Recently a lot of my conversations have ended like this
“Oh right . . .”
Stand within three feet of me over the last few months and, whether you wanted to hear it or not, I’ll have started talking to you about photographing seaweed.
After Oscar Wilde the most famous resident of Worthing is the seaweed. Shortly after moving here the beach experienced one of its infamous ‘attacks’. The whole shoreline became covered in seaweed, piling up in huge drifts on the beach. Local farmers were once allowed to collect it and use it to fertilise their fields. During the 1930s this stopped when the local council decided to start charging them to do this. Combined with the raw sewage that was pumped straight out to sea, the rotting weed created the famous Worthing stink (I’m pretty sure estate agents in Hove still use this to deter their clients from crossing the border). In another brilliant Trumpesque move the council then decided to bulldoze the weed back into the sea. Unfortunately this also pushed all of the golden sands Worthing had been famous for permanently out into the sea, ruining the tourist industry.
Luckily these attacks have become rare now and the many different varieties of seaweed have become more attraction than nuisance. This fascinating hidden landscape is revealed at low tide. As you walk down the shingle banks of the beach and step onto the sand you begin a journey through an amazing natural habitat.
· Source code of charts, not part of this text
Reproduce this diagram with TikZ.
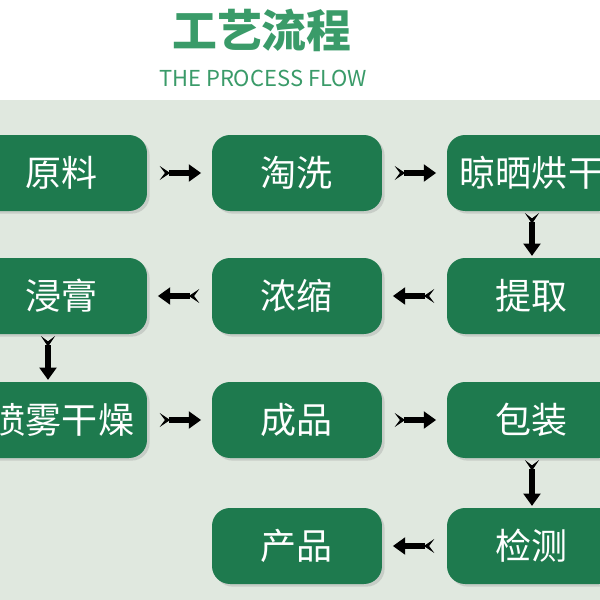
\documentclass[tikz,border=0pt]{standalone}
\usepackage{fontspec}
\newfontfamily\cjk{Noto Sans CJK SC}
\usetikzlibrary{positioning,arrows.meta,shadows}
\definecolor{boxgreen}{RGB}{30,122,78}
\definecolor{ttlgreen}{RGB}{58,155,105}
\definecolor{bggrey}{RGB}{224,232,223}
\tikzset{
  stp/.style={rectangle,rounded corners=18*0.02cm,fill=boxgreen,text=white,
    minimum width=3.4cm,minimum height=1.52cm,inner sep=0pt,font=\cjk\fontsize{20.5}{22}\selectfont,
    drop shadow={opacity=0.25,shadow xshift=1.5pt,shadow yshift=-1.5pt}},
  flw/.style={line width=2.9pt,black,{Stealth[reversed,length=6pt,width=8pt,inset=3pt]}-{Triangle[length=7pt,width=9.5pt]}},
  hflw/.style={flw,shorten <=7pt,shorten >=6pt},
  vflw/.style={flw,shorten <=1pt,shorten >=1pt},
  every picture/.style={x=0.02cm,y=-0.02cm}
}
\begin{document}
\begin{tikzpicture}
  \useasboundingbox (0,0) rectangle (600,600);
  \fill[white] (0,0) rectangle (600,100); \fill[bggrey] (0,100) rectangle (600,600);
  \node[font=\cjk\bfseries\fontsize{25.5}{28}\selectfont,text=ttlgreen] (ttl) at (262,30) {工艺流程};
  \node[font=\cjk\fontsize{12.5}{14}\selectfont,text=ttlgreen] (sub) at (263,78) {THE PROCESS FLOW};
  % row 1
  \node[stp] (raw) at (62,173) {原料}; \node[stp] (wash) at (297,173) {淘洗}; \node[stp] (dry) at (532,173) {晾晒烘干};
  % row 2
  \node[stp] (paste) at (62,296) {浸膏}; \node[stp] (conc) at (297,296) {浓缩}; \node[stp] (ext) at (532,296) {提取};
  % row 3
  \node[stp] (spray) at (62,420) {喷雾干燥}; \node[stp] (prod) at (297,420) {成品}; \node[stp] (pack) at (532,420) {包装};
  % row 4
  \node[stp] (final) at (297,546) {产品}; \node[stp] (test) at (532,546) {检测};
  \draw[hflw] (raw) -- (wash); \draw[hflw] (wash) -- (dry); \draw[vflw] (dry.south -| ext) -- (ext);
  \draw[hflw] (ext) -- (conc); \draw[hflw] (conc) -- (paste); \draw[vflw] (paste.south -| 48,0) -- (spray.north -| 48,0);
  \draw[hflw] (spray) -- (prod); \draw[hflw] (prod) -- (pack); \draw[vflw] (pack) -- (test); \draw[hflw] (test) -- (final);
\end{tikzpicture}
\end{document}
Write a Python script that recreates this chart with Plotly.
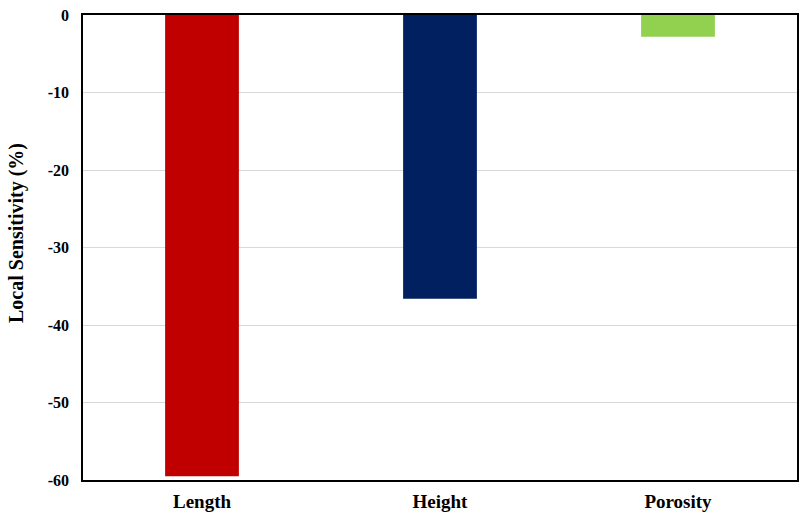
import plotly.graph_objects as go

categories = ["Length", "Height", "Porosity"]
values = [-59.5, -36.6, -2.8]
colors = ["#C00000", "#002060", "#92D050"]
y_ticks = [0, -10, -20, -30, -40, -50, -60]
y_title = "Local Sensitivity (%)"

fig = go.Figure(go.Bar(x=categories, y=values, marker=dict(color=colors, line=dict(width=0)),
                       width=0.31))

font_family = "Liberation Serif, Times New Roman, serif"
fig.update_layout(
    width=812, height=525,
    margin=dict(l=83, r=15, t=15, b=45, autoexpand=False),
    paper_bgcolor="white", plot_bgcolor="white",
    showlegend=False,
    font=dict(family=font_family, color="black"),
    xaxis=dict(showline=True, linecolor="black", linewidth=1.5, mirror=True, automargin=False,
               ticks="outside", ticklen=3, tickcolor="rgba(0,0,0,0)",
               tickfont=dict(size=19, family=font_family, weight="bold"),
               showgrid=False),
    yaxis=dict(range=[-60, 0], tickvals=y_ticks, ticktext=[str(v) for v in y_ticks],
               showline=True, linecolor="black", linewidth=1.5, mirror=True, automargin=False,
               showgrid=True, gridcolor="#D9D9D9", gridwidth=1, zeroline=False,
               ticks="outside", ticklen=9, tickcolor="rgba(0,0,0,0)",
               tickfont=dict(size=16, family=font_family, weight="bold")),
    annotations=[dict(text=y_title, xref="paper", yref="paper", x=-0.094, y=0.531,
                      xanchor="center", yanchor="middle", textangle=-90, showarrow=False,
                      font=dict(size=20, family=font_family, weight="bold", color="black"))],
)
fig.write_html("out.html", config={"displayModeBar": False},
               post_script="document.body.style.margin='0';document.body.style.overflow='hidden';")
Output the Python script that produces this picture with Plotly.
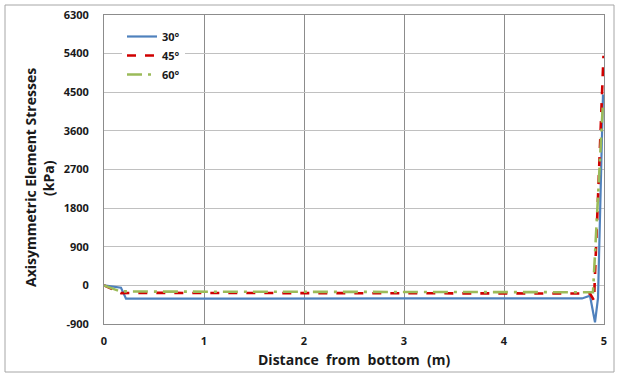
import plotly.graph_objects as go

# Data
x30 = [0, 0.17, 0.22, 1.0, 2.0, 3.0, 4.0, 4.78, 4.86, 4.91, 4.94, 4.99]
y30 = [0, -55, -310, -305, -305, -305, -305, -305, -240, -860, -300, 4450]

x45 = [0, 0.17, 0.5, 1.0, 2.0, 3.0, 4.0, 4.8, 4.86, 4.90, 4.995]
y45 = [0, -180, -175, -175, -175, -175, -175, -175, -190, -350, 5350]

x60 = [0, 0.16, 0.5, 1.0, 2.0, 3.0, 4.0, 4.78, 4.85, 4.89, 4.99]
y60 = [0, -140, -145, -145, -145, -145, -145, -145, -150, -160, 4270]

series = [
    ("30°", x30, y30, "#4F81BD", "solid", 2.2),
    ("45°", x45, y45, "#D00000", "dash", 2.6),
    ("60°", x60, y60, "#9BBB59", "longdashdot", 2.6),
]

x_ticks = [0, 1, 2, 3, 4, 5]
y_ticks = [-900, 0, 900, 1800, 2700, 3600, 4500, 5400, 6300]

fig = go.Figure()
for name, xs, ys, col, dash, w in series:
    fig.add_trace(go.Scatter(x=xs, y=ys, mode="lines", name=name,
                             line=dict(color=col, dash=dash, width=w)))

L, T, PW, PH = 104, 15, 500, 309
W, H = 619, 376
R = W - L - PW
B = H - T - PH

def px_x(p):  # pixel -> paper x
    return (p - L) / PW

def px_y(p):  # pixel -> paper y
    return (T + PH - p) / PH

font = "Open Sans"
dark = "#1a1a1a"
fig.update_layout(
    width=W, height=H,
    margin=dict(l=L, r=R, t=T, b=B, autoexpand=False),
    paper_bgcolor="white", plot_bgcolor="white",
    font=dict(family=font, color=dark),
    showlegend=True,
    legend=dict(x=px_x(122), y=px_y(22), xanchor="left", yanchor="top",
                bgcolor="rgba(255,255,255,1)",
                font=dict(family=font, size=11, color=dark, weight="bold"),
                itemwidth=30, tracegroupgap=0),
    xaxis=dict(range=[0, 5], tickvals=x_ticks, ticktext=[str(v) for v in x_ticks],
               showgrid=True, gridcolor="#8c8c8c", gridwidth=1,
               showline=True, linecolor="#8c8c8c", mirror=True, zeroline=False,
               ticks="", tickfont=dict(family=font, size=11, weight="bold"),
               ticklabelstandoff=7, ticklabeloverflow="allow"),
    yaxis=dict(range=[-900, 6300], tickvals=y_ticks, ticktext=[str(v) for v in y_ticks],
               showgrid=True, gridcolor="#c0c0c0", gridwidth=1,
               zeroline=True, zerolinecolor="#c0c0c0", zerolinewidth=1,
               showline=True, linecolor="#8c8c8c", mirror=True,
               ticks="", tickfont=dict(family=font, size=11, weight="bold"),
               ticklabelstandoff=12, ticklabeloverflow="allow"),
    annotations=[
        dict(text="Distance  from  bottom  (m)", xref="paper", yref="paper",
             x=px_x(354), y=px_y(359), xanchor="center", yanchor="middle", showarrow=False,
             font=dict(family=font, size=14, weight="bold", color=dark)),
        dict(text="Axisymmetric Element Stresses", xref="paper", yref="paper",
             x=px_x(30), y=px_y(178), xanchor="center", yanchor="middle", showarrow=False,
             textangle=-90, font=dict(family=font, size=14, weight="bold", color=dark)),
        dict(text="(kPa)", xref="paper", yref="paper",
             x=px_x(48), y=px_y(178), xanchor="center", yanchor="middle", showarrow=False,
             textangle=-90, font=dict(family=font, size=14, weight="bold", color=dark)),
    ],
    shapes=[
        dict(type="rect", xref="paper", yref="paper",
             x0=px_x(5), x1=px_x(614), y0=px_y(372), y1=px_y(5),
             line=dict(color="#a6a6a6", width=1), fillcolor="rgba(0,0,0,0)", layer="below"),
    ],
)

fig.write_html("out.html", config={"displayModeBar": False},
               post_script="document.body.style.margin='0';document.body.style.overflow='hidden';")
At the foreshore lie piles of storm wash. Torn spiral wrack is tangled with straggly sea oak, it’s pods battered away by the waves. Small pieces of carrageen moss cling to the tough fronds of toothed wrack. Moving down among the rocks you’ll see strange domed shapes appearing out of the water. With their green and purple hairy coverings, the gut weed growing on these rocks make them look like a line of turtles marching towards the sea. Approaching the waters edge the last line of rocks are topped by branches folded over to one side. As the tide comes back in these branches slowly begin to rise. The toothed and spiral wrack at their ends fan out and wave back and forth below the water. These weeds are part of a huge range of over 650 different species of seaweed living along the coast of the British Isles. They provide a habitat and food for thousands of marine creatures.
Walking through and standing among these fascinating plants while photographing seascapes I began to develop the idea of documenting them. I found photographing them in their natural environment distracted the eye from simply appreciating the colour, form and detail. I decided instead to take inspiration from Victorian botanical and scientific illustrations and present the images in a more formal way.
Keen not to disturb the natural habitat of the shoreline by taking cuttings, I collect fresh samples washed up after storms. I take these into a studio and light them in seawater to highlight their unique colour and tone. I research each species I find and label them with their Latin and English names.
I hope you enjoy the ongoing series and are as fascinated as I am by the variety and beauty of the seaweed.